** start **

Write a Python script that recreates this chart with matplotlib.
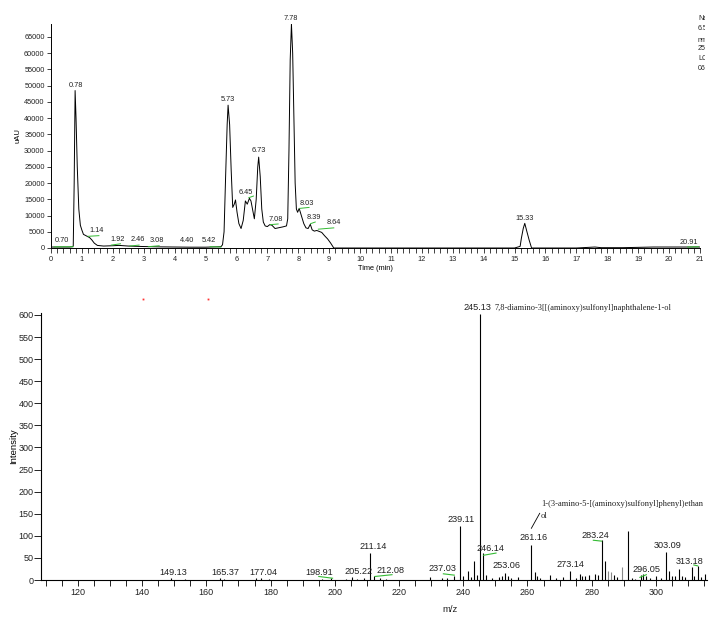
import matplotlib
matplotlib.use("Agg")
import matplotlib.pyplot as plt
from matplotlib.ticker import MultipleLocator
from matplotlib.transforms import Bbox

plt.rcParams['font.family'] = ['Liberation Sans', 'DejaVu Sans']

# ---------------- chromatogram data ----------------
chrom_t = [0.0, 0.3, 0.6, 0.70, 0.72, 0.75, 0.78, 0.81, 0.85, 0.90, 0.95, 1.00, 1.05, 1.15, 1.25,
           1.32, 1.40, 1.50, 1.70, 2.00, 2.20, 2.50, 3.00, 3.50, 4.00, 4.50, 5.00, 5.50, 5.55,
           5.60, 5.65, 5.70, 5.73, 5.78, 5.83, 5.88, 5.93, 5.97, 6.02, 6.08, 6.15, 6.22, 6.29,
           6.35, 6.42, 6.47, 6.52, 6.58, 6.64, 6.69, 6.72, 6.77, 6.82, 6.87, 6.93, 7.00, 7.08,
           7.15, 7.25, 7.35, 7.50, 7.62, 7.66, 7.70, 7.74, 7.78, 7.82, 7.86, 7.90, 7.94, 7.98,
           8.03, 8.10, 8.18, 8.25, 8.32, 8.39, 8.45, 8.52, 8.60, 8.68, 8.76, 8.85, 8.95, 9.05,
           9.15, 10.0, 12.0, 14.0, 15.0, 15.18, 15.22, 15.28, 15.33, 15.40, 15.47, 15.55, 16.0,
           17.0, 17.4, 17.6, 17.8, 18.5, 19.0, 19.5, 20.0, 20.5, 20.9, 21.0]
chrom_v = [300, 300, 300, 400, 700, 20000, 48500, 40000, 25000, 12000, 7000, 5500, 4200, 3700, 3200,
           2500, 1500, 800, 600, 700, 800, 600, 450, 350, 300, 250, 250, 400, 1000,
           5000, 22000, 38000, 44000, 38000, 24000, 12500, 13500, 14800, 11000, 7500, 6000, 8500, 14500,
           13500, 15300, 14500, 12000, 9000, 15000, 25000, 28000, 22000, 12000, 8000, 6800, 6600, 7200,
           7000, 6000, 6200, 6500, 6800, 9000, 30000, 58000, 69000, 60000, 40000, 20000, 12000, 11000,
           12200, 10000, 7500, 6200, 6000, 7300, 5600, 5200, 5400, 5100, 4800, 3800, 2800, 1500,
           0, 0, 0, 0, 0, 500, 3000, 6000, 7600, 5000, 2500, 0, 0,
           0, 200, 300, 100, 100, 200, 300, 300, 300, 300, 300]

chrom_lbl = ['0.70', '0.78', '1.14', '1.92', '2.46', '3.08', '4.40', '5.42', '5.73', '6.45',
             '6.73', '7.08', '7.78', '8.03', '8.39', '8.64', '15.33', '20.91']
chrom_lbl_x = [0.37, 0.81, 1.47, 2.14, 2.80, 3.43, 4.40, 5.11, 5.73, 6.31,
               6.72, 7.26, 7.76, 8.27, 8.52, 9.16, 15.34, 20.63]
chrom_lbl_y = [2300, 50200, 5350, 2700, 2500, 2300, 2300, 2300, 45700, 17100,
               30000, 8800, 70800, 13600, 9500, 7800, 9150, 1650]

# green baseline markers (t0, v0, t1, v1)
chrom_green = [(0.10, 350, 0.72, 400), (1.20, 3600, 1.55, 3800), (1.95, 900, 2.25, 1300),
               (2.55, 600, 2.85, 900), (3.15, 400, 3.50, 700), (5.15, 400, 5.50, 300),
               (6.40, 15500, 6.55, 16000), (7.10, 7200, 7.35, 7400), (8.05, 12200, 8.35, 12500),
               (8.40, 7500, 8.55, 8000), (8.65, 5800, 9.15, 6200), (20.60, 300, 20.95, 400)]

# ---------------- mass spectrum data ----------------
ms_mz = [149.1, 153.2, 164.2, 165.4, 175.5, 177.0, 179.5, 196.0, 198.9, 203.5, 205.2, 207.0,
         209.0, 211.1, 212.1, 214.0, 216.0, 229.5, 233.5, 235.0, 237.0, 239.1, 240.0, 241.4,
         242.4, 243.3, 244.3, 245.1, 246.1, 247.0, 249.0, 251.0, 252.0, 253.1, 254.0, 255.0,
         257.0, 261.2, 262.2, 263.0, 264.0, 267.0, 269.0, 271.0, 273.1, 275.0, 276.3, 277.0,
         278.0, 279.3, 281.0, 282.0, 283.2, 284.2, 285.2, 286.0, 287.0, 288.0, 289.3, 291.2,
         292.5, 293.5, 295.3, 296.0, 297.0, 298.0, 300.0, 301.5, 303.1, 304.2, 305.0, 306.0,
         307.2, 308.0, 309.0, 311.2, 312.0, 313.2, 314.0, 315.3]
ms_int = [4, 3, 4, 3, 4, 5, 3, 3, 4, 3, 6, 3,
          4, 60, 8, 4, 3, 6, 4, 5, 10, 122, 10, 20,
          6, 43, 12, 602, 60, 12, 5, 6, 8, 16, 10, 5,
          6, 80, 17, 9, 4, 11, 4, 6, 20, 5, 13, 10,
          8, 12, 14, 11, 90, 43, 20, 19, 11, 6, 29, 112,
          5, 3, 11, 13, 8, 4, 9, 5, 63, 20, 8, 10,
          25, 8, 6, 29, 10, 32, 6, 14]
ms_gray = [289.3, 285.2, 286.0]

ms_lbl = ['149.13', '165.37', '177.04', '198.91', '205.22', '211.14', '212.08', '237.03',
          '239.11', '246.14', '253.06', '261.16', '273.14', '283.24', '296.05', '303.09', '313.18']
ms_lbl_x = [149.6, 165.8, 177.7, 195.2, 207.3, 211.9, 217.4, 233.5,
            239.3, 248.4, 253.6, 261.8, 273.4, 281.0, 297.1, 303.5, 310.6]
ms_lbl_y = [16, 16, 18, 17, 20, 75, 21, 26,
            136, 72, 32, 96, 34, 100, 24, 77, 43]

ms_green = [(195.0, 8, 199.3, 4), (212.5, 8, 217.8, 12), (233.8, 14, 237.2, 11),
            (246.3, 56, 250.2, 61), (280.5, 90, 283.1, 88), (295.0, 6, 297.0, 12),
            (311.8, 34, 313.0, 32)]

name_main = "7,8-diamino-3[[(aminoxy)sulfonyl]naphthalene-1-ol"
name_2a = "1-(3-amino-5-[(aminoxy)sulfonyl]phenyl)ethan"
name_2b = "ol"

side_text = ["Name", "6.5", "nm", "254", "LC", "06"]
side_y_px = [18, 28, 40, 49, 58, 68]

# ---------------- figure ----------------
W, H = 718, 630
fig = plt.figure(figsize=(W / 100, H / 100), dpi=100)
fig.patch.set_facecolor('white')

# top panel
ax1 = fig.add_axes([51 / W, (H - 248) / H, 649 / W, 224 / H])
ax1.plot(chrom_t, chrom_v, color='black', lw=0.7)
for (t0, v0, t1, v1) in chrom_green:
    ax1.plot([t0, t1], [v0, v1], color='#33bb33', lw=0.7)
for s, x, y in zip(chrom_lbl, chrom_lbl_x, chrom_lbl_y):
    ax1.text(x, y, s, ha='center', va='center', fontsize=5.3, color='#222222', clip_on=False)
ax1.set_xlim(0, 21)
ax1.set_ylim(0, 69000)
ax1.xaxis.set_major_locator(MultipleLocator(1))
ax1.xaxis.set_minor_locator(MultipleLocator(0.2))
ax1.yaxis.set_major_locator(MultipleLocator(5000))
ax1.tick_params(axis='both', which='both', direction='out', labelsize=5.3, width=0.6,
                length=3, pad=1.5, colors='#222222')
ax1.tick_params(axis='x', which='both', length=3.5, pad=2)
for sp in ['top', 'right']:
    ax1.spines[sp].set_visible(False)
for sp in ['left', 'bottom']:
    ax1.spines[sp].set_linewidth(0.7)
ax1.set_xlabel('Time (min)', fontsize=5.3, labelpad=1.5)
ax1.set_ylabel('uAU', fontsize=5.5, labelpad=2)

clip_bb = Bbox([[0, 0], [705, H]])
for s, y in zip(side_text, side_y_px):
    t = fig.text(698 / W, 1 - y / H, s, fontsize=5, ha='left', va='center', color='#222222')
    t.set_clip_on(True)
    t.set_clip_box(clip_bb)

# bottom panel
ax2 = fig.add_axes([41 / W, 50 / H, 666 / W, 267 / H])
cols = ['#888888' if m in ms_gray else 'black' for m in ms_mz]
ax2.vlines(ms_mz, 0, ms_int, colors=cols, lw=0.8)
for (x0, y0, x1, y1) in ms_green:
    ax2.plot([x0, x1], [y0, y1], color='#33bb33', lw=0.8)
for s, x, y in zip(ms_lbl, ms_lbl_x, ms_lbl_y):
    ax2.text(x, y, s, ha='center', va='center', fontsize=6.6, color='#222222',
             clip_on=(s == '313.18'))
ax2.text(244.4, 616, '245.13', ha='center', va='center', fontsize=6.6, color='#222222', clip_on=False)
ax2.text(249.6, 616, name_main, ha='left', va='center', fontsize=6.0, color='#222222',
         family=['Liberation Serif', 'DejaVu Serif'], clip_on=False)
ax2.text(264.3, 172, name_2a, ha='left', va='center', fontsize=6.1, color='#222222',
         family=['Liberation Serif', 'DejaVu Serif'], clip_on=False)
ax2.text(264.0, 146, name_2b, ha='left', va='center', fontsize=6.1, color='#222222',
         family=['Liberation Serif', 'DejaVu Serif'], clip_on=False)
ax2.plot([261.2, 263.8], [117, 151], color='black', lw=0.6)
ax2.plot([140.2, 160.4], [637, 637], ls='none', marker='s', ms=1.3, mew=0, color='#ff3333', clip_on=False)

ax2.set_xlim(108.5, 315.9)
ax2.set_ylim(0, 604.5)
ax2.xaxis.set_major_locator(MultipleLocator(20))
ax2.xaxis.set_minor_locator(MultipleLocator(5))
ax2.yaxis.set_major_locator(MultipleLocator(50))
ax2.tick_params(axis='both', which='both', direction='out', labelsize=6.5, width=0.7,
                colors='#222222')
ax2.tick_params(axis='y', length=5, pad=0.5)
ax2.tick_params(axis='x', which='both', length=4, pad=2)
for sp in ['top', 'right']:
    ax2.spines[sp].set_visible(False)
for sp in ['left', 'bottom']:
    ax2.spines[sp].set_linewidth(0.8)
ax2.set_ylabel('Intensity', fontsize=6.8, labelpad=0)
fig.text(450 / W, 1 - 610 / H, 'm/z', fontsize=6.8, ha='center', va='center', color='#222222')

fig.savefig('out.png', dpi=100)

** end **

■ Goal: Set down again, exactly, the lines of the material above from its first line to the one with "plt.rcParams['font.family'] = ['Liberation", inclusive. Leave the pictures out.

■ Answer to this task:
Write a Python script that recreates this chart with matplotlib.
import matplotlib
matplotlib.use("Agg")
import matplotlib.pyplot as plt
from matplotlib.ticker import MultipleLocator
from matplotlib.transforms import Bbox

plt.rcParams['font.family'] = ['Liberation Sans', 'DejaVu Sans']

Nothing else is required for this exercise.